▶ _Set exercise_: Look below for the line containing "Output the web" and the line containing "const groups = ['Triglycerides', 'LDL', 'HDL'];"; repeat exactly those two lines and all lines between them, and nothing else.

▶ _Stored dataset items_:
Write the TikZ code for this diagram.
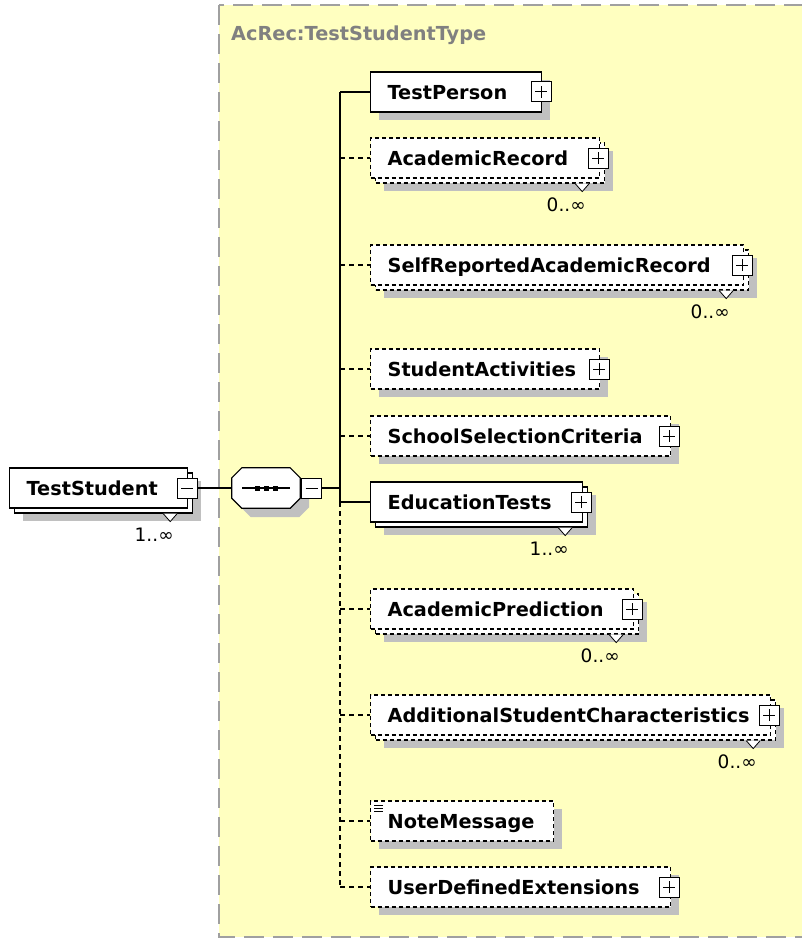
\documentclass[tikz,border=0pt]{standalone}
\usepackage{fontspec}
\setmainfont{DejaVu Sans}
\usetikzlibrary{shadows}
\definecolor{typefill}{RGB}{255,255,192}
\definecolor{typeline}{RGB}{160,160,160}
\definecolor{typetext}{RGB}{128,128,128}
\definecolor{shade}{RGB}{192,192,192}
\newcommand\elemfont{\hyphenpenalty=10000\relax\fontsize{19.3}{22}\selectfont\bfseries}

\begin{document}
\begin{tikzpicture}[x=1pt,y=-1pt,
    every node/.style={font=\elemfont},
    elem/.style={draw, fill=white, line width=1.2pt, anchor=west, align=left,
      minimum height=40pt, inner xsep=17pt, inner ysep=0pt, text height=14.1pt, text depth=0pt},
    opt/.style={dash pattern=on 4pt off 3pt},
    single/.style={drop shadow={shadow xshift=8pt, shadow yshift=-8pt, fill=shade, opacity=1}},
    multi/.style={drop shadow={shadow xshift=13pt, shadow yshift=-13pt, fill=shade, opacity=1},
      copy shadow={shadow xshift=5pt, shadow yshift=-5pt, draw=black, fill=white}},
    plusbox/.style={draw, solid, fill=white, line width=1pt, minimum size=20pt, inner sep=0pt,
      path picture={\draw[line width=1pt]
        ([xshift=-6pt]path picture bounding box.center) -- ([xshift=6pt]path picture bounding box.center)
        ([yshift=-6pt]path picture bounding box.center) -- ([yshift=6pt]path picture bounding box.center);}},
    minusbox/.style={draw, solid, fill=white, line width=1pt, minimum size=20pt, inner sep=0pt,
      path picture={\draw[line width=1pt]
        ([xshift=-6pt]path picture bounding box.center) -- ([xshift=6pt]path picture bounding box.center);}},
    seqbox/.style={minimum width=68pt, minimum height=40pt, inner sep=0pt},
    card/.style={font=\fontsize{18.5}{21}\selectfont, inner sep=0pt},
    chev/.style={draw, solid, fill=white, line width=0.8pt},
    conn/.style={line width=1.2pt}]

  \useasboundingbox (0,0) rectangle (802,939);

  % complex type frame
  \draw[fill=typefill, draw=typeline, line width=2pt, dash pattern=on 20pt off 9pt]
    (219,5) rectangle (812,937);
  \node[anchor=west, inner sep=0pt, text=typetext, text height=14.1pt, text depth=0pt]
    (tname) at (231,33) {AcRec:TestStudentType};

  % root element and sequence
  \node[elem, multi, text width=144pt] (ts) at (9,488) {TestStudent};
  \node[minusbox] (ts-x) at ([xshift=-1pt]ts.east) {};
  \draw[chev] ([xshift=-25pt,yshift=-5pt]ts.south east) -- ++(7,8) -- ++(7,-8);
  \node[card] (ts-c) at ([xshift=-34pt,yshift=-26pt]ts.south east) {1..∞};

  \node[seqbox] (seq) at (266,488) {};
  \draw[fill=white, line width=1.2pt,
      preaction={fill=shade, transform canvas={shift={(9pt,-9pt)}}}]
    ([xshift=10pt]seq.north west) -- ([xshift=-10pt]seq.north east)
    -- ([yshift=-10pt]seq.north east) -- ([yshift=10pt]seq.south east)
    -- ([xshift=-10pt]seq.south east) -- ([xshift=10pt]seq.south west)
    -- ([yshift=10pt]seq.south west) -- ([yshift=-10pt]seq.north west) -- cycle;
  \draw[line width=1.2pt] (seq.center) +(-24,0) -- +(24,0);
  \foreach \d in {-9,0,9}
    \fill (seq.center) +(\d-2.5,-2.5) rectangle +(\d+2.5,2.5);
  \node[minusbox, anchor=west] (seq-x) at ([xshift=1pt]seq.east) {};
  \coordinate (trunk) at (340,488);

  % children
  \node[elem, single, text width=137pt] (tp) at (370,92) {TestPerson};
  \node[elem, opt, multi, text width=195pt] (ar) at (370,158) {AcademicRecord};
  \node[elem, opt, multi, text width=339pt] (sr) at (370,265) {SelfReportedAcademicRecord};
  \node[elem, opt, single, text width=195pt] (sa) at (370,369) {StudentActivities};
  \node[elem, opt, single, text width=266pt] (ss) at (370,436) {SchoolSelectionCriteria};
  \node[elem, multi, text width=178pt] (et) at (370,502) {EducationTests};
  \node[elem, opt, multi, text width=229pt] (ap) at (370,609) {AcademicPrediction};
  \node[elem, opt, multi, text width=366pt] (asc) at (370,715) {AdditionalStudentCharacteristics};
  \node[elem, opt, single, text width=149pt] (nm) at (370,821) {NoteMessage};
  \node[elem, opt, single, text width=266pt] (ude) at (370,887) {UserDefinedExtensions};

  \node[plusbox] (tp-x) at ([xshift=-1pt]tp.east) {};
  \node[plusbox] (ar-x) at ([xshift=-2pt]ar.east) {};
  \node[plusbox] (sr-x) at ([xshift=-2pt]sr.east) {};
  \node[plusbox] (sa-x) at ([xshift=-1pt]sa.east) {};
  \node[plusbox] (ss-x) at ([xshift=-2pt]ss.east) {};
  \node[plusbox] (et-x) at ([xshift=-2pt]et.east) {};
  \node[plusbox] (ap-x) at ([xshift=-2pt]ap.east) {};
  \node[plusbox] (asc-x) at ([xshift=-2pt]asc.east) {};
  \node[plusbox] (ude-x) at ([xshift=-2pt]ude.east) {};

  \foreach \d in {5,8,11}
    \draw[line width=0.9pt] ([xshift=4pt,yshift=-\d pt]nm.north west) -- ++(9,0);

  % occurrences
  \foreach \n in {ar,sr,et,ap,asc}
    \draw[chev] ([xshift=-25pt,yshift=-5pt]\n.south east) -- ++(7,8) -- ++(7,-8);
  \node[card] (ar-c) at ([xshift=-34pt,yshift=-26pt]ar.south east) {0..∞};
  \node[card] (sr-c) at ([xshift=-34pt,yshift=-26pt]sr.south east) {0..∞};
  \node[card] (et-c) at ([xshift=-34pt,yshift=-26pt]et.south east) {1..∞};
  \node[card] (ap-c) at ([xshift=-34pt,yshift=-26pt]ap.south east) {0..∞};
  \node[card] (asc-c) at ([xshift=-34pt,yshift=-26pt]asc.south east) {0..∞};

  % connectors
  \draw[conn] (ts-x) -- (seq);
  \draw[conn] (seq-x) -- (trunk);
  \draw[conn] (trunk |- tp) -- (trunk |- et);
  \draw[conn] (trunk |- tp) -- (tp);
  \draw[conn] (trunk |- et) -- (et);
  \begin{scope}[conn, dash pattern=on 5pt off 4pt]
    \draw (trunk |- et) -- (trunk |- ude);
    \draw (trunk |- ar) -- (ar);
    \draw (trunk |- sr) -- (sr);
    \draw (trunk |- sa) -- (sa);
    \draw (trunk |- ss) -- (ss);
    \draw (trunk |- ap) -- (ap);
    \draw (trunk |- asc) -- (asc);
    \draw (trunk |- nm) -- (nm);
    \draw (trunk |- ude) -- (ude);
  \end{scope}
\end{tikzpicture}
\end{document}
* * *
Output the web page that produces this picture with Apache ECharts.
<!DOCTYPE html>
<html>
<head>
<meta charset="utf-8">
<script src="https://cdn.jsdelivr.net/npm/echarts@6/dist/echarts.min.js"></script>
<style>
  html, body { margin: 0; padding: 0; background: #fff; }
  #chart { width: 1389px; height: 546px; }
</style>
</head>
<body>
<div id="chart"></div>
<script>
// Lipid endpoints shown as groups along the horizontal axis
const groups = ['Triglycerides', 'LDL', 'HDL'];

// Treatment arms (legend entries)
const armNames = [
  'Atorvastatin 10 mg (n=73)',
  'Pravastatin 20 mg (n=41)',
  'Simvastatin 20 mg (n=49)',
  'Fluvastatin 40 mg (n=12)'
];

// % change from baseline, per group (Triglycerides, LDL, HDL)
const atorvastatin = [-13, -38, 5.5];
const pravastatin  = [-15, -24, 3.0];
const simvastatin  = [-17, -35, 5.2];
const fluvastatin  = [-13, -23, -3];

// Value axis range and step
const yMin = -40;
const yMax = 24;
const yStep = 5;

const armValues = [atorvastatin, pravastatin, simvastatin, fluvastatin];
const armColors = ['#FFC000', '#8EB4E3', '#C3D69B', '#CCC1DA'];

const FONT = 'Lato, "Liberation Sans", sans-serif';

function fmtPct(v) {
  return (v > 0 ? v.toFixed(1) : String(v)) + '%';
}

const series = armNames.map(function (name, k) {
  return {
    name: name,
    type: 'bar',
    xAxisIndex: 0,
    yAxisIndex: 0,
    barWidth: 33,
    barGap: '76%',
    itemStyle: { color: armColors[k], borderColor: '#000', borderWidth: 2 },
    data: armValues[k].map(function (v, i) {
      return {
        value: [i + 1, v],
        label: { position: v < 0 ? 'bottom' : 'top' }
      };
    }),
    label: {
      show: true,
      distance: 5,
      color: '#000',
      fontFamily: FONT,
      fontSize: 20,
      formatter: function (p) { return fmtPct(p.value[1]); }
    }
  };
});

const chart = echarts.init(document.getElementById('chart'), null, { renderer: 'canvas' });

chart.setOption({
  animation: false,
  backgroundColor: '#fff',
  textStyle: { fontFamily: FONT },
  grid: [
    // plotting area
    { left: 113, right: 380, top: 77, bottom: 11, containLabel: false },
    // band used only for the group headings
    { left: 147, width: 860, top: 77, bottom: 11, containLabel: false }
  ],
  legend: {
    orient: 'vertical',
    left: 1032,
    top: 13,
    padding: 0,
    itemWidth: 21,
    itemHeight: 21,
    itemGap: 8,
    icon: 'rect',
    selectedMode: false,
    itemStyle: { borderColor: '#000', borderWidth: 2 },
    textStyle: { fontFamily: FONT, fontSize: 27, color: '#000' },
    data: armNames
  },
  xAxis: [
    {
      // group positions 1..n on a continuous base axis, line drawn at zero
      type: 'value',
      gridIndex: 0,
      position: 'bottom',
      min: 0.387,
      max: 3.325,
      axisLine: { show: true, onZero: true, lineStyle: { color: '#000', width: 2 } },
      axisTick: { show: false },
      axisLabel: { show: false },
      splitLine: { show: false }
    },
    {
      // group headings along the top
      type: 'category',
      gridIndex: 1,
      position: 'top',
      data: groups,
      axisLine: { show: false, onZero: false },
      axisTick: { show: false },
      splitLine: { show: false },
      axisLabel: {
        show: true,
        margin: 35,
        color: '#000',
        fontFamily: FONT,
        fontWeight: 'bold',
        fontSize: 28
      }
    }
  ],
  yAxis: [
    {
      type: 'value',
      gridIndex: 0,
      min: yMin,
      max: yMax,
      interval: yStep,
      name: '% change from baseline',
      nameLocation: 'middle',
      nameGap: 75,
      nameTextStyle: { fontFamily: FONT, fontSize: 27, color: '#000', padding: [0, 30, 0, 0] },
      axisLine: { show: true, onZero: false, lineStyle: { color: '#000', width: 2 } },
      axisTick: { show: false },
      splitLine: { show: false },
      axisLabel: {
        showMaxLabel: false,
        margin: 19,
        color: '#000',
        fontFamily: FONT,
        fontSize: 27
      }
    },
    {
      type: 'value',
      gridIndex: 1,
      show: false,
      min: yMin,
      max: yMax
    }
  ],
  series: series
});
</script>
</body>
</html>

▶ _Worked solution_:
Output the web page that produces this picture with Apache ECharts.
<!DOCTYPE html>
<html>
<head>
<meta charset="utf-8">
<script src="https://cdn.jsdelivr.net/npm/echarts@6/dist/echarts.min.js"></script>
<style>
  html, body { margin: 0; padding: 0; background: #fff; }
  #chart { width: 1389px; height: 546px; }
</style>
</head>
<body>
<div id="chart"></div>
<script>
// Lipid endpoints shown as groups along the horizontal axis
const groups = ['Triglycerides', 'LDL', 'HDL'];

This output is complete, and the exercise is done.